:: Task brief ::
Without including any pictures, write out the listing below exactly.

========

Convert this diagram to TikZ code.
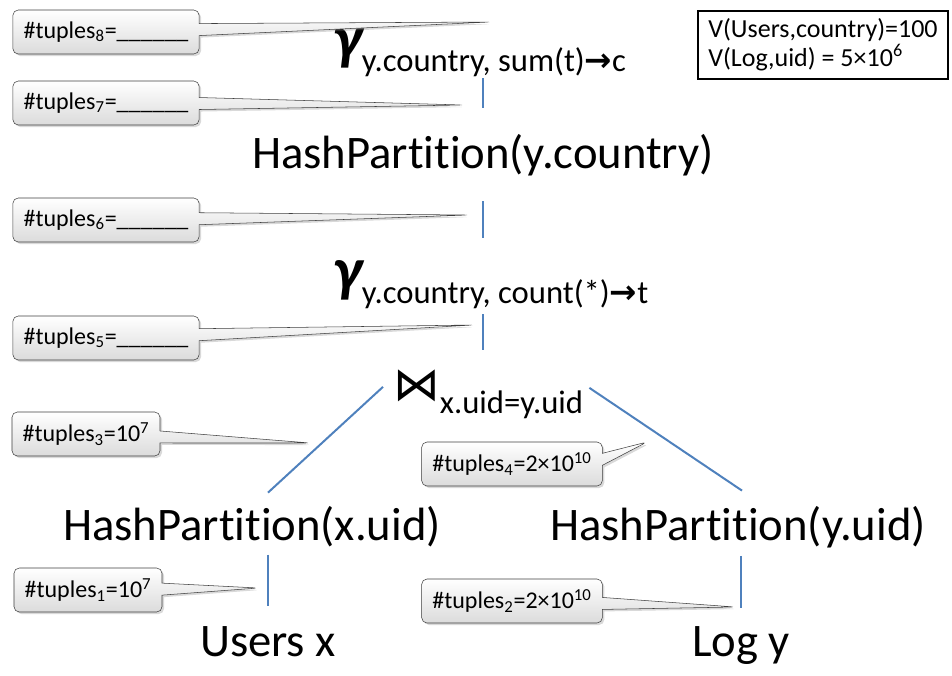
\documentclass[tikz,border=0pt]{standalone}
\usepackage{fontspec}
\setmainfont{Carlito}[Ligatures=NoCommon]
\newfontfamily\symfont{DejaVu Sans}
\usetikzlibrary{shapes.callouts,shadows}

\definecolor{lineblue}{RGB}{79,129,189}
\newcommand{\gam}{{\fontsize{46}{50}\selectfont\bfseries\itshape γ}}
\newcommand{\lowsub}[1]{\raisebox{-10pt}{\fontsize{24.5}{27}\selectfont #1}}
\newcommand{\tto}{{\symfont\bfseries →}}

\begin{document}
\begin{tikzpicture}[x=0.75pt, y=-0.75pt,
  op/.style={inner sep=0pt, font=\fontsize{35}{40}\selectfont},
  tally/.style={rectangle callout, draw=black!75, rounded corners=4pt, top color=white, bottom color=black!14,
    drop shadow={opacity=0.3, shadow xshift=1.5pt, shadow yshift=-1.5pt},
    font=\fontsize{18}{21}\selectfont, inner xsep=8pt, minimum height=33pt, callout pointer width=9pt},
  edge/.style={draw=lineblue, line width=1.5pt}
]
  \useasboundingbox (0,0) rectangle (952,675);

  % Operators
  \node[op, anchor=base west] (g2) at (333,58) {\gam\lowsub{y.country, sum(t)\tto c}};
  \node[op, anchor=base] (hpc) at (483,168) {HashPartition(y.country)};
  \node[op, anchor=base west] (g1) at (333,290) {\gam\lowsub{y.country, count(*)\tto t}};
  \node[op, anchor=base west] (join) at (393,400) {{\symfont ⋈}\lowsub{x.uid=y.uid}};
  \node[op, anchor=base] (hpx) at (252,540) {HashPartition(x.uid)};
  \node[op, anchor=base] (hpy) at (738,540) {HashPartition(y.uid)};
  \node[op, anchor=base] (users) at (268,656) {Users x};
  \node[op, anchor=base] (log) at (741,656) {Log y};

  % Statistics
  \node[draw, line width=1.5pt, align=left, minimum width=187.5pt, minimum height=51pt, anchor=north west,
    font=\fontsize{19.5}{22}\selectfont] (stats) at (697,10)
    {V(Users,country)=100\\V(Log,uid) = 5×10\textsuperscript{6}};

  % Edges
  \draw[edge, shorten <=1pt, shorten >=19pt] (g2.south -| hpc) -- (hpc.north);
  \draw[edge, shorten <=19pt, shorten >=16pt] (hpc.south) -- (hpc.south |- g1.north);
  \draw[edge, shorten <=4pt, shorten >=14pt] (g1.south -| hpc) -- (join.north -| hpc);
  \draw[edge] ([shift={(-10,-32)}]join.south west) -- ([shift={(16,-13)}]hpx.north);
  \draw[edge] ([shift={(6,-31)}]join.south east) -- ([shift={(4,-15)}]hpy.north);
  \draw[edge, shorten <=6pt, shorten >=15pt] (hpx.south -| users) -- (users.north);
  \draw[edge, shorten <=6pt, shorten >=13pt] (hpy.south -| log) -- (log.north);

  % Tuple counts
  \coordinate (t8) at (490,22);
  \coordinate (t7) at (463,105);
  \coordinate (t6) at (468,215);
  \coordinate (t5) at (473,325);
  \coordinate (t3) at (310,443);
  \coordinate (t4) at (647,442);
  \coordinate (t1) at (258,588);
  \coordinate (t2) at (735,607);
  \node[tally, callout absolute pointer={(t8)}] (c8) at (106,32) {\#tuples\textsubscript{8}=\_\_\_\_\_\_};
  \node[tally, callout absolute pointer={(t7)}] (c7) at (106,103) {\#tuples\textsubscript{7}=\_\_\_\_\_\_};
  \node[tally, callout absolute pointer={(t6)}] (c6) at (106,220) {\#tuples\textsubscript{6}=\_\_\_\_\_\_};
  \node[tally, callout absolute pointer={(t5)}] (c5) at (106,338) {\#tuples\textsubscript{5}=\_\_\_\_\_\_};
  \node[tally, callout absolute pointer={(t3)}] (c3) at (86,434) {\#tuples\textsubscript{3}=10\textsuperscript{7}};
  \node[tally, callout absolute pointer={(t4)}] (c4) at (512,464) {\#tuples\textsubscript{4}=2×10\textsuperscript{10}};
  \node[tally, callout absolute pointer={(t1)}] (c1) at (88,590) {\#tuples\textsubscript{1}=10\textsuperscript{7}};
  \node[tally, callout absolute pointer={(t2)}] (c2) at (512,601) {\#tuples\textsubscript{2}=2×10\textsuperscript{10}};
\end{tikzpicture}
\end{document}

========

:: Solved exercise ::
Convert this diagram to TikZ code.
\documentclass[tikz,border=0pt]{standalone}
\usepackage{fontspec}
\setmainfont{Carlito}[Ligatures=NoCommon]
\newfontfamily\symfont{DejaVu Sans}
\usetikzlibrary{shapes.callouts,shadows}

\definecolor{lineblue}{RGB}{79,129,189}
\newcommand{\gam}{{\fontsize{46}{50}\selectfont\bfseries\itshape γ}}
\newcommand{\lowsub}[1]{\raisebox{-10pt}{\fontsize{24.5}{27}\selectfont #1}}
\newcommand{\tto}{{\symfont\bfseries →}}

\begin{document}
\begin{tikzpicture}[x=0.75pt, y=-0.75pt,
  op/.style={inner sep=0pt, font=\fontsize{35}{40}\selectfont},
  tally/.style={rectangle callout, draw=black!75, rounded corners=4pt, top color=white, bottom color=black!14,
    drop shadow={opacity=0.3, shadow xshift=1.5pt, shadow yshift=-1.5pt},
    font=\fontsize{18}{21}\selectfont, inner xsep=8pt, minimum height=33pt, callout pointer width=9pt},
  edge/.style={draw=lineblue, line width=1.5pt}
]
  \useasboundingbox (0,0) rectangle (952,675);

  % Operators
  \node[op, anchor=base west] (g2) at (333,58) {\gam\lowsub{y.country, sum(t)\tto c}};
  \node[op, anchor=base] (hpc) at (483,168) {HashPartition(y.country)};
  \node[op, anchor=base west] (g1) at (333,290) {\gam\lowsub{y.country, count(*)\tto t}};
  \node[op, anchor=base west] (join) at (393,400) {{\symfont ⋈}\lowsub{x.uid=y.uid}};
  \node[op, anchor=base] (hpx) at (252,540) {HashPartition(x.uid)};
  \node[op, anchor=base] (hpy) at (738,540) {HashPartition(y.uid)};
  \node[op, anchor=base] (users) at (268,656) {Users x};
  \node[op, anchor=base] (log) at (741,656) {Log y};

  % Statistics
  \node[draw, line width=1.5pt, align=left, minimum width=187.5pt, minimum height=51pt, anchor=north west,
    font=\fontsize{19.5}{22}\selectfont] (stats) at (697,10)
    {V(Users,country)=100\\V(Log,uid) = 5×10\textsuperscript{6}};

  % Edges
  \draw[edge, shorten <=1pt, shorten >=19pt] (g2.south -| hpc) -- (hpc.north);
  \draw[edge, shorten <=19pt, shorten >=16pt] (hpc.south) -- (hpc.south |- g1.north);
  \draw[edge, shorten <=4pt, shorten >=14pt] (g1.south -| hpc) -- (join.north -| hpc);
  \draw[edge] ([shift={(-10,-32)}]join.south west) -- ([shift={(16,-13)}]hpx.north);
  \draw[edge] ([shift={(6,-31)}]join.south east) -- ([shift={(4,-15)}]hpy.north);
  \draw[edge, shorten <=6pt, shorten >=15pt] (hpx.south -| users) -- (users.north);
  \draw[edge, shorten <=6pt, shorten >=13pt] (hpy.south -| log) -- (log.north);

  % Tuple counts
  \coordinate (t8) at (490,22);
  \coordinate (t7) at (463,105);
  \coordinate (t6) at (468,215);
  \coordinate (t5) at (473,325);
  \coordinate (t3) at (310,443);
  \coordinate (t4) at (647,442);
  \coordinate (t1) at (258,588);
  \coordinate (t2) at (735,607);
  \node[tally, callout absolute pointer={(t8)}] (c8) at (106,32) {\#tuples\textsubscript{8}=\_\_\_\_\_\_};
  \node[tally, callout absolute pointer={(t7)}] (c7) at (106,103) {\#tuples\textsubscript{7}=\_\_\_\_\_\_};
  \node[tally, callout absolute pointer={(t6)}] (c6) at (106,220) {\#tuples\textsubscript{6}=\_\_\_\_\_\_};
  \node[tally, callout absolute pointer={(t5)}] (c5) at (106,338) {\#tuples\textsubscript{5}=\_\_\_\_\_\_};
  \node[tally, callout absolute pointer={(t3)}] (c3) at (86,434) {\#tuples\textsubscript{3}=10\textsuperscript{7}};
  \node[tally, callout absolute pointer={(t4)}] (c4) at (512,464) {\#tuples\textsubscript{4}=2×10\textsuperscript{10}};
  \node[tally, callout absolute pointer={(t1)}] (c1) at (88,590) {\#tuples\textsubscript{1}=10\textsuperscript{7}};
  \node[tally, callout absolute pointer={(t2)}] (c2) at (512,601) {\#tuples\textsubscript{2}=2×10\textsuperscript{10}};
\end{tikzpicture}
\end{document}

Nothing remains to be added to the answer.